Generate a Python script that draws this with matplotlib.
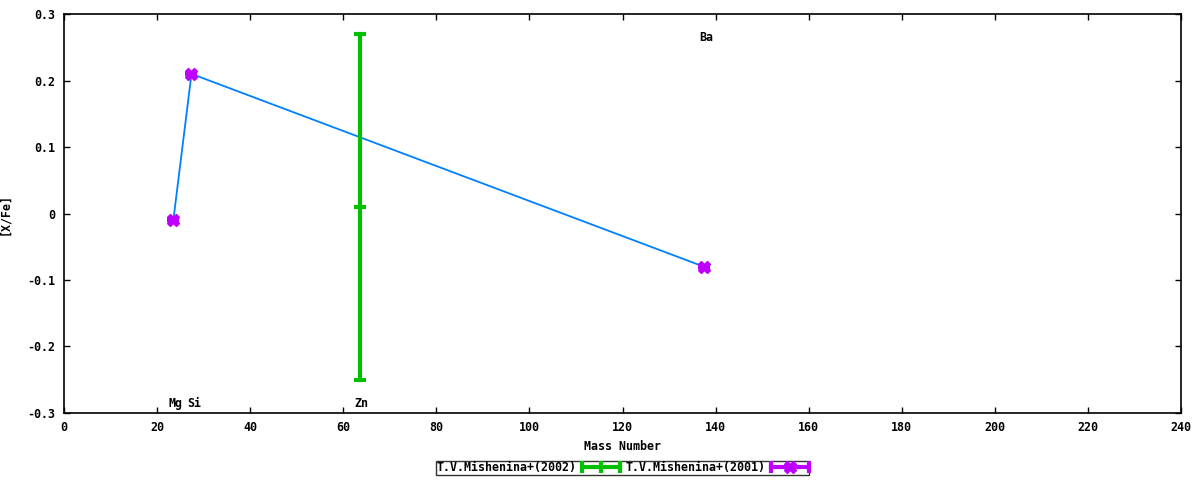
import matplotlib
matplotlib.use("Agg")
import matplotlib.pyplot as plt
from matplotlib.lines import Line2D
from matplotlib.legend_handler import HandlerBase

# T.V.Mishenina+(2002)
zn_mass = [63.5]
zn_val = [0.01]
zn_err = [0.26]

# T.V.Mishenina+(2001)
el_mass = [23.5, 27.4, 137.5]
el_val = [-0.01, 0.21, -0.08]
el_err = [0.0, 0.0, 0.0]

# element labels
lab_names = ["Mg", "Si", "Zn", "Ba"]
lab_x = [24, 28, 64, 138]
lab_y = [-0.285, -0.285, -0.285, 0.264]

xticks = list(range(0, 241, 20))
yticks = [-0.3, -0.2, -0.1, 0, 0.1, 0.2, 0.3]
ytick_labels = ["-0.3", "-0.2", "-0.1", "0", "0.1", "0.2", "0.3"]

green = '#00c000'
purple = '#c000ff'
blue = '#0080ff'


class HorizErrHandler(HandlerBase):
    '''gnuplot-like legend sample: horizontal bar with end caps'''
    def __init__(self, color, marker, ms, mew):
        super().__init__()
        self.color = color
        self.marker = marker
        self.ms = ms
        self.mew = mew

    def create_artists(self, legend, orig_handle, xdescent, ydescent,
                       width, height, fontsize, trans):
        y = height / 2 - ydescent
        x0 = -xdescent
        x1 = x0 + width
        bar = Line2D([x0, x1], [y, y], color=self.color, lw=3)
        caps = Line2D([x0, x1], [y, y], color=self.color, linestyle='none',
                      marker='|', markersize=8, markeredgewidth=3)
        mid = Line2D([(x0 + x1) / 2], [y], color=self.color, linestyle='none',
                     marker=self.marker, markersize=self.ms,
                     markeredgewidth=self.mew)
        for a in (bar, caps, mid):
            a.set_transform(trans)
        return [bar, caps, mid]


plt.rcParams['font.family'] = ['DejaVu Sans Mono']
plt.rcParams['font.weight'] = 'bold'
plt.rcParams['font.size'] = 8.4

fig = plt.figure(figsize=(12, 4.8), dpi=100)
ax = fig.add_axes([0.0533, 0.1396, 0.9309, 0.8312])

ax.plot(el_mass, el_val, color=blue, lw=1.3, zorder=2)

ax.errorbar(zn_mass, zn_val, yerr=zn_err, color=green, lw=3, capsize=4,
            capthick=3, marker='_', markersize=9, markeredgewidth=3, zorder=3)
ax.errorbar(el_mass, el_val, yerr=el_err, color=purple, lw=3, capsize=4,
            capthick=3, marker='X', markersize=8, linestyle='none', zorder=4)

for name, x, y in zip(lab_names, lab_x, lab_y):
    ax.text(x, y, name, ha='center', va='center', fontweight='bold')

ax.set_xlim(0, 240)
ax.set_ylim(-0.3, 0.3)
ax.set_xticks(xticks)
ax.set_yticks(yticks)
ax.set_yticklabels(ytick_labels)
ax.tick_params(direction='in', top=True, right=True, length=4, width=1, pad=6)
for s in ax.spines.values():
    s.set_linewidth(1.2)

ax.set_xlabel("Mass Number", fontweight='bold', labelpad=4)
ax.set_ylabel("[X/Fe]", fontweight='bold', labelpad=12)

# legend with custom horizontal errorbar samples
h_2002 = Line2D([], [])
h_2001 = Line2D([], [])
leg = ax.legend([h_2002, h_2001], ["T.V.Mishenina+(2002)", "T.V.Mishenina+(2001)"],
                handler_map={h_2002: HorizErrHandler(green, '|', 8, 3),
                             h_2001: HorizErrHandler(purple, 'X', 8, 1)},
                loc='upper center', bbox_to_anchor=(0.5, -0.12), ncol=2,
                markerfirst=False, frameon=True, fancybox=False,
                borderpad=0.05, handlelength=3.2, columnspacing=0.5,
                handletextpad=0.5, borderaxespad=0)
leg.get_frame().set_edgecolor('black')
leg.get_frame().set_linewidth(1)

fig.savefig("out.png", dpi=100)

------

Task to complete ▸ Give an exact reproduction of every line, leaving out any picture.

Problem solution ▸
Generate a Python script that draws this with matplotlib.
import matplotlib
matplotlib.use("Agg")
import matplotlib.pyplot as plt
from matplotlib.lines import Line2D
from matplotlib.legend_handler import HandlerBase

# T.V.Mishenina+(2002)
zn_mass = [63.5]
zn_val = [0.01]
zn_err = [0.26]

# T.V.Mishenina+(2001)
el_mass = [23.5, 27.4, 137.5]
el_val = [-0.01, 0.21, -0.08]
el_err = [0.0, 0.0, 0.0]

# element labels
lab_names = ["Mg", "Si", "Zn", "Ba"]
lab_x = [24, 28, 64, 138]
lab_y = [-0.285, -0.285, -0.285, 0.264]

xticks = list(range(0, 241, 20))
yticks = [-0.3, -0.2, -0.1, 0, 0.1, 0.2, 0.3]
ytick_labels = ["-0.3", "-0.2", "-0.1", "0", "0.1", "0.2", "0.3"]

green = '#00c000'
purple = '#c000ff'
blue = '#0080ff'


class HorizErrHandler(HandlerBase):
    '''gnuplot-like legend sample: horizontal bar with end caps'''
    def __init__(self, color, marker, ms, mew):
        super().__init__()
        self.color = color
        self.marker = marker
        self.ms = ms
        self.mew = mew

    def create_artists(self, legend, orig_handle, xdescent, ydescent,
                       width, height, fontsize, trans):
        y = height / 2 - ydescent
        x0 = -xdescent
        x1 = x0 + width
        bar = Line2D([x0, x1], [y, y], color=self.color, lw=3)
        caps = Line2D([x0, x1], [y, y], color=self.color, linestyle='none',
                      marker='|', markersize=8, markeredgewidth=3)
        mid = Line2D([(x0 + x1) / 2], [y], color=self.color, linestyle='none',
                     marker=self.marker, markersize=self.ms,
                     markeredgewidth=self.mew)
        for a in (bar, caps, mid):
            a.set_transform(trans)
        return [bar, caps, mid]


plt.rcParams['font.family'] = ['DejaVu Sans Mono']
plt.rcParams['font.weight'] = 'bold'
plt.rcParams['font.size'] = 8.4

fig = plt.figure(figsize=(12, 4.8), dpi=100)
ax = fig.add_axes([0.0533, 0.1396, 0.9309, 0.8312])

ax.plot(el_mass, el_val, color=blue, lw=1.3, zorder=2)

ax.errorbar(zn_mass, zn_val, yerr=zn_err, color=green, lw=3, capsize=4,
            capthick=3, marker='_', markersize=9, markeredgewidth=3, zorder=3)
ax.errorbar(el_mass, el_val, yerr=el_err, color=purple, lw=3, capsize=4,
            capthick=3, marker='X', markersize=8, linestyle='none', zorder=4)

for name, x, y in zip(lab_names, lab_x, lab_y):
    ax.text(x, y, name, ha='center', va='center', fontweight='bold')

ax.set_xlim(0, 240)
ax.set_ylim(-0.3, 0.3)
ax.set_xticks(xticks)
ax.set_yticks(yticks)
ax.set_yticklabels(ytick_labels)
ax.tick_params(direction='in', top=True, right=True, length=4, width=1, pad=6)
for s in ax.spines.values():
    s.set_linewidth(1.2)

ax.set_xlabel("Mass Number", fontweight='bold', labelpad=4)
ax.set_ylabel("[X/Fe]", fontweight='bold', labelpad=12)

# legend with custom horizontal errorbar samples
h_2002 = Line2D([], [])
h_2001 = Line2D([], [])
leg = ax.legend([h_2002, h_2001], ["T.V.Mishenina+(2002)", "T.V.Mishenina+(2001)"],
                handler_map={h_2002: HorizErrHandler(green, '|', 8, 3),
                             h_2001: HorizErrHandler(purple, 'X', 8, 1)},
                loc='upper center', bbox_to_anchor=(0.5, -0.12), ncol=2,
                markerfirst=False, frameon=True, fancybox=False,
                borderpad=0.05, handlelength=3.2, columnspacing=0.5,
                handletextpad=0.5, borderaxespad=0)
leg.get_frame().set_edgecolor('black')
leg.get_frame().set_linewidth(1)

fig.savefig("out.png", dpi=100)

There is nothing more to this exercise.